The gap down was only the beginning of the $NFLX sell-off, providing a short sell opportunity from $245 - $212 as the stock declined a further 13%. It then bounced, creating a dip buying opportunity, to make 6% from $212 - $225.

But how would you know when to day-trade short and when to guess the bottom to trade long? This brings me on to talking about the $QQQ ETF a little more.

Using the $QQQ ETF to day trade.


As mentioned above, because the $QQQ is an ETF largely made up of tech companies, it was rattled by the $NFLX news which operates on its exchange.

In fact, if you look at the intra-day charts of the ETF and $NFLX together, the charts almost identically mirror one another in terms of pattern and price action (see above). This is a sign that the stock and ETF are trading in sympathy to one another.

Both $NFLX and the $QQQ ETF actually bounced at similar times, for example. When this happens, day traders can use one chart to predict the price action of another.

Example: day-trade long using an ETF (April 20)

The $QQQ hit its morning low at 10:09AM breaking out of its down trend and beginning to bounce. At 10:12AM $NFLX also hit its same low but a few minutes after.

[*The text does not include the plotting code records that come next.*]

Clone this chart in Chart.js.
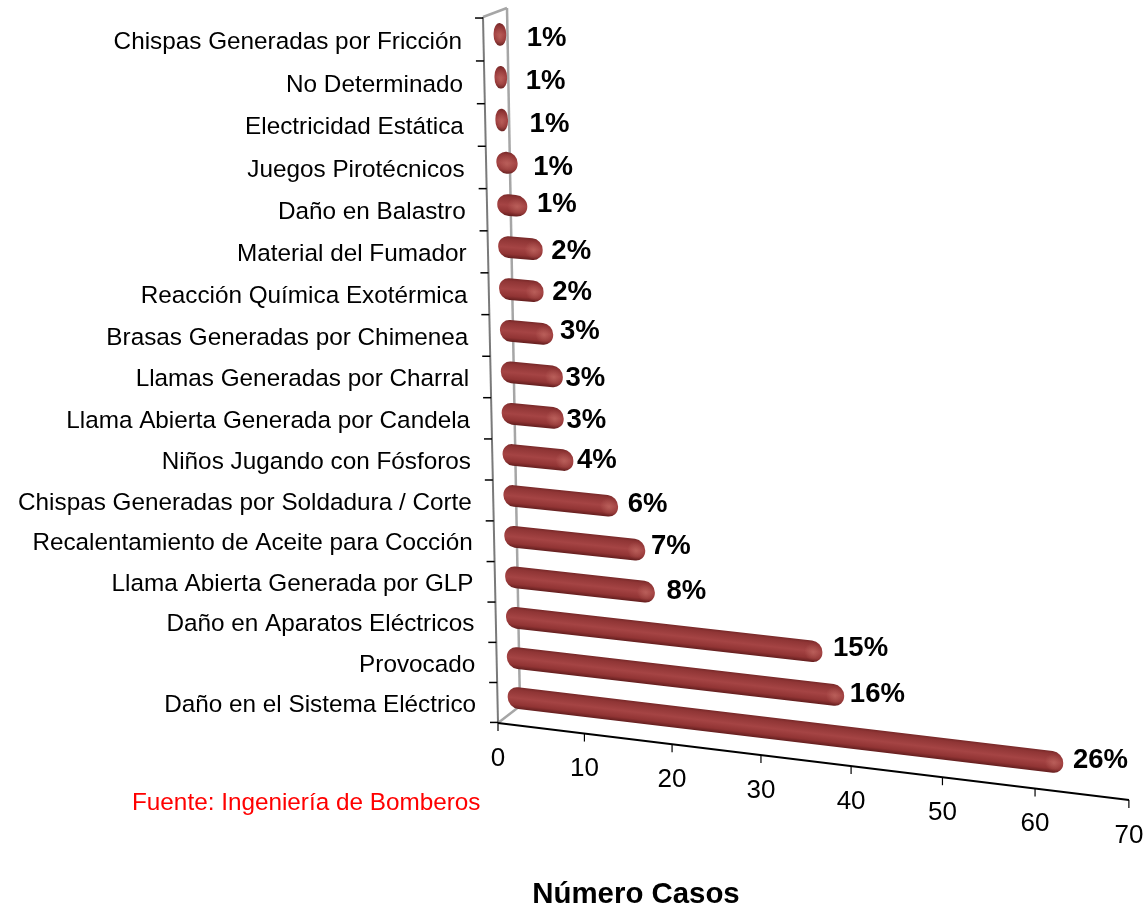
<!DOCTYPE html>
<html lang="es">
<head>
    <meta charset="UTF-8">
    <title>Número Casos</title>
    <script src="https://cdn.jsdelivr.net/npm/chart.js@4.4.0/dist/chart.umd.js"></script>
    <style>
        body { margin: 0; background: #fff; }
        canvas { display: block; }
    </style>
</head>
<body>
    <canvas id="casosChart" width="1146" height="908"></canvas>
    <script>
        const categorias = [
            'Chispas Generadas por Fricción', 'No Determinado', 'Electricidad Estática',
            'Juegos Pirotécnicos', 'Daño en Balastro', 'Material del Fumador',
            'Reacción Química Exotérmica', 'Brasas Generadas por Chimenea', 'Llamas Generadas por Charral',
            'Llama Abierta Generada por Candela', 'Niños Jugando con Fósforos', 'Chispas Generadas por Soldadura / Corte',
            'Recalentamiento de Aceite para Cocción', 'Llama Abierta Generada por GLP', 'Daño en Aparatos Eléctricos',
            'Provocado', 'Daño en el Sistema Eléctrico'
        ];
        const casos = [1, 1, 1, 2, 3, 5, 5, 6, 7, 7, 8, 13, 16, 17, 36, 38, 62];
        const porcentajes = ['1%', '1%', '1%', '1%', '1%', '2%', '2%', '3%', '3%', '3%', '4%', '6%', '7%', '8%', '15%', '16%', '26%'];
        const ticksCasos = [0, 10, 20, 30, 40, 50, 60, 70];

        // hand placed data labels, offset from the end of each bar
        const labelDx = [21, 19, 22, 16, 10, 9, 9, 7, 3, 3, 4, 10, 6, 12, 11, 6, 10];
        const labelDy = [3, 3, 3, 3, -3, 0, -1, -4, 0, 1, -2, -3, -5, -2, -5, -3, -4];

        const FONT = '"Liberation Sans", Arial, sans-serif';
        const BAR_H = 21;

        // fake 3d: rows get closer together towards the front
        function rowY(y) {
            const t = (y - 34) / 663;
            return y + 24 * t * (1 - t);
        }
        function slopeAt(Y) { return 0.119 - (697 - Y) * 0.0000776; }
        function startX(Y) { return 508 - (697 - Y) * 0.0211; }
        function leftAxisX(y) { return 483 + (y - 17) * 15 / 706; }

        // where a bar ends up on screen
        function barGeometry(bar) {
            const Y = rowY(bar.y);
            const w = bar.x - bar.base;
            let W = w * Math.max(0.98, 1 - (697 - Y) * 0.00025);
            if (w < 30) W += 3;
            const b = slopeAt(Y);
            return { Y, w, W, b, X0: startX(Y), endX: startX(Y) + W, endY: Y + b * W };
        }

        function cylinderFill(ctx, y, h) {
            const g = ctx.createLinearGradient(0, y - h / 2, 0, y + h / 2);
            g.addColorStop(0, '#7a2a2a');
            g.addColorStop(0.12, '#8f3535');
            g.addColorStop(0.5, '#a54444');
            g.addColorStop(0.82, '#913434');
            g.addColorStop(1, '#672020');
            return g;
        }

        const drawBar = Chart.BarElement.prototype.draw;
        Chart.BarElement.prototype.draw = function (ctx) {
            const g = barGeometry(this);
            const oval = g.w < BAR_H;
            const h = oval ? g.w : BAR_H;
            const sx = g.W / g.w;
            const opts = this.options, height = this.height;

            ctx.save();
            ctx.translate(g.X0, g.Y);
            ctx.transform(sx, g.b * sx, 0, BAR_H / h, 0, 0);
            ctx.translate(-this.base, -this.y);
            this.options = Object.assign({}, opts, { backgroundColor: cylinderFill(ctx, this.y, h) });
            this.height = h;
            drawBar.call(this, ctx);
            this.options = opts;
            this.height = height;

            // light spot on the end cap
            const r = Math.min(9, g.w / 2);
            const cx = this.x - r, cy = this.y + 1;
            const spot = ctx.createRadialGradient(cx, cy, 0, cx, cy, r);
            spot.addColorStop(0, 'rgba(206,122,112,0.5)');
            spot.addColorStop(1, 'rgba(206,122,112,0)');
            ctx.fillStyle = spot;
            ctx.beginPath();
            ctx.arc(cx, cy, r, 0, Math.PI * 2);
            ctx.fill();
            ctx.restore();
        };

        function xTickX(v) { return 498 + 8.58 * v + 0.00618 * v * v; }
        function xAxisY(x) { return 723 + (x - 498) * 0.122; }

        function line(ctx, x1, y1, x2, y2, color, width) {
            ctx.strokeStyle = color;
            ctx.lineWidth = width;
            ctx.beginPath();
            ctx.moveTo(x1, y1);
            ctx.lineTo(x2, y2);
            ctx.stroke();
        }

        const ejes3d = {
            id: 'ejes3d',
            beforeDatasetsDraw(chart) {
                const ctx = chart.ctx, yScale = chart.scales.y;
                ctx.save();
                ctx.lineJoin = 'round';
                line(ctx, 483, 17, 507, 8, '#a6a6a6', 2.5);
                line(ctx, 507, 8, 520, 706, '#a6a6a6', 2.5);
                line(ctx, 520, 706, 498, 723, '#a6a6a6', 2.5);
                line(ctx, 483, 17, 498, 723, '#7a7a7a', 2);

                // category ticks sit on the band edges
                const step = yScale.getPixelForTick(1) - yScale.getPixelForTick(0);
                for (let i = 0; i <= categorias.length; i++) {
                    const y = rowY(yScale.getPixelForTick(0) + (i - 0.5) * step) + 5.5;
                    const x = leftAxisX(y);
                    line(ctx, x - 8, y, x, y, '#000', 1.5);
                }

                line(ctx, 498, 723, 1129, 800, '#000', 2);
                chart.scales.x.ticks.forEach(t => {
                    const x = xTickX(t.value), y = xAxisY(x);
                    line(ctx, x, y, x, y + 8, '#000', 1.2);
                });
                ctx.restore();
            },
            afterDatasetsDraw(chart) {
                const ctx = chart.ctx, yScale = chart.scales.y;
                ctx.save();
                ctx.textBaseline = 'middle';
                ctx.fillStyle = '#000';

                ctx.textAlign = 'right';
                ctx.font = '24.3px ' + FONT;
                chart.data.labels.forEach((name, i) => {
                    const y = rowY(yScale.getPixelForTick(i)) + 8;
                    ctx.fillText(name, leftAxisX(y) - 21.5, y);
                });

                ctx.textAlign = 'center';
                ctx.font = '26px ' + FONT;
                chart.scales.x.ticks.forEach(t => {
                    const x = xTickX(t.value);
                    ctx.fillText(String(t.value), x, xAxisY(x) + 35.5);
                });

                ctx.textAlign = 'left';
                ctx.font = 'bold 27.5px ' + FONT;
                chart.getDatasetMeta(0).data.forEach((bar, i) => {
                    const g = barGeometry(bar);
                    ctx.fillText(porcentajes[i], g.endX + labelDx[i], g.endY + labelDy[i] + 1);
                });

                ctx.font = '24.3px ' + FONT;
                ctx.fillStyle = '#ff0000';
                ctx.fillText('Fuente: Ingeniería de Bomberos', 132, 803);

                ctx.textAlign = 'center';
                ctx.font = 'bold 29.4px ' + FONT;
                ctx.fillStyle = '#000';
                ctx.fillText('Número Casos', 636, 895);
                ctx.restore();
            }
        };

        new Chart(document.getElementById('casosChart').getContext('2d'), {
            type: 'bar',
            data: {
                labels: categorias,
                datasets: [{
                    label: 'Número Casos',
                    data: casos,
                    backgroundColor: '#a54444',
                    barThickness: BAR_H,
                    borderRadius: BAR_H / 2,
                    borderSkipped: false,
                    clip: false
                }]
            },
            options: {
                indexAxis: 'y',
                responsive: false,
                animation: false,
                layout: { padding: { left: 508, right: 11.5, top: 13.3, bottom: 190.3 } },
                scales: {
                    x: { display: false, min: 0, max: 70, afterBuildTicks: s => { s.ticks = ticksCasos.map(value => ({ value })); } },
                    y: { display: false }
                },
                plugins: { legend: { display: false }, tooltip: { enabled: false } }
            },
            plugins: [ejes3d]
        });
    </script>
</body>
</html>
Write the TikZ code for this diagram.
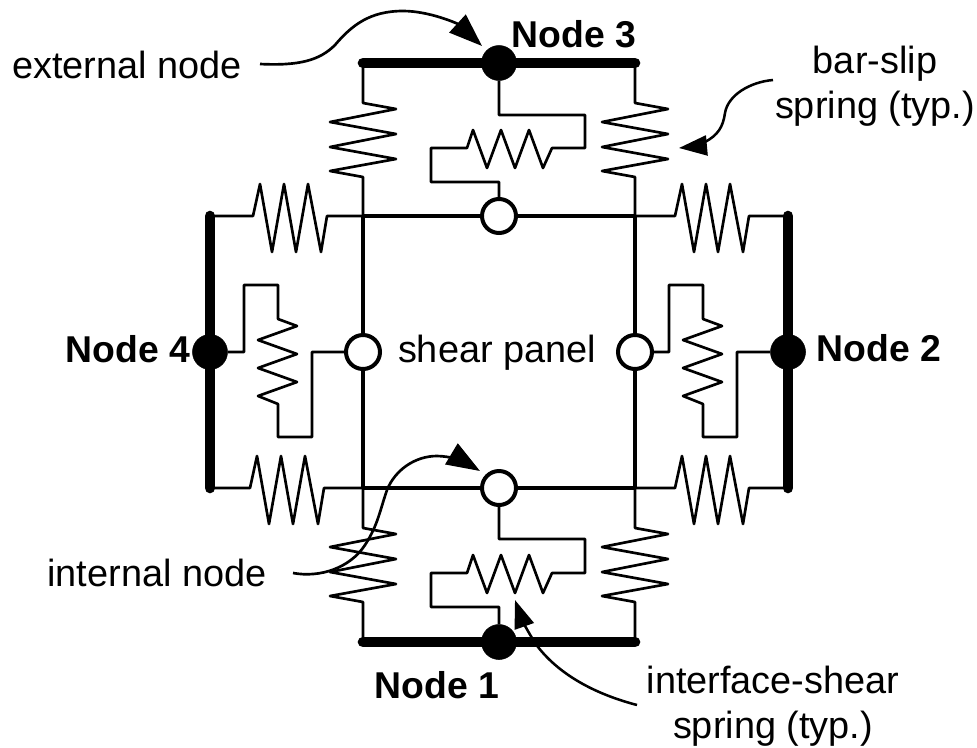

This gave you 3 full minutes – a lifetime in day trading time – to go long for the bounce.

Example: day-trade short using an ETF (April 20)
At 11:01AM the QQQ rejected VWAP signaling more movement to the downside. At 11:05AM $NFLX moved down in tandem. There were 4 full minutes to execute this day trade.

How $NFLX effected other sector-related stocks.



$FB, which also trades on the $QQQ, similarly followed sector momentum to the down side. Read more in this Yahoo article here. I’ve highlighted some key information below:

The share price of Meta Platforms (NASDAQ: FB) was sinking lower today, seemingly on no company-specific news. Instead, investors may be digesting several notes published by analysts yesterday and reacting to the Nasdaq Composite's broader drop today. Several analysts issued investor reports on Meta yesterday, with mixed opinions.

ETFs and $NFLX in Summary for day-traders

In summary, here are some tips and takeaway bites for future day trades:

  • Monitoring the relevant ETF for the stock being traded can provide a day trader with a competitive edge in the stock market.
  • An ETF can indicate long and short day trading opportunities as well as giving insight on overall sector or market strength and weakness for day traders.
  • An ETF can also be traded to the long and short side in the same way you’d day trade a stock.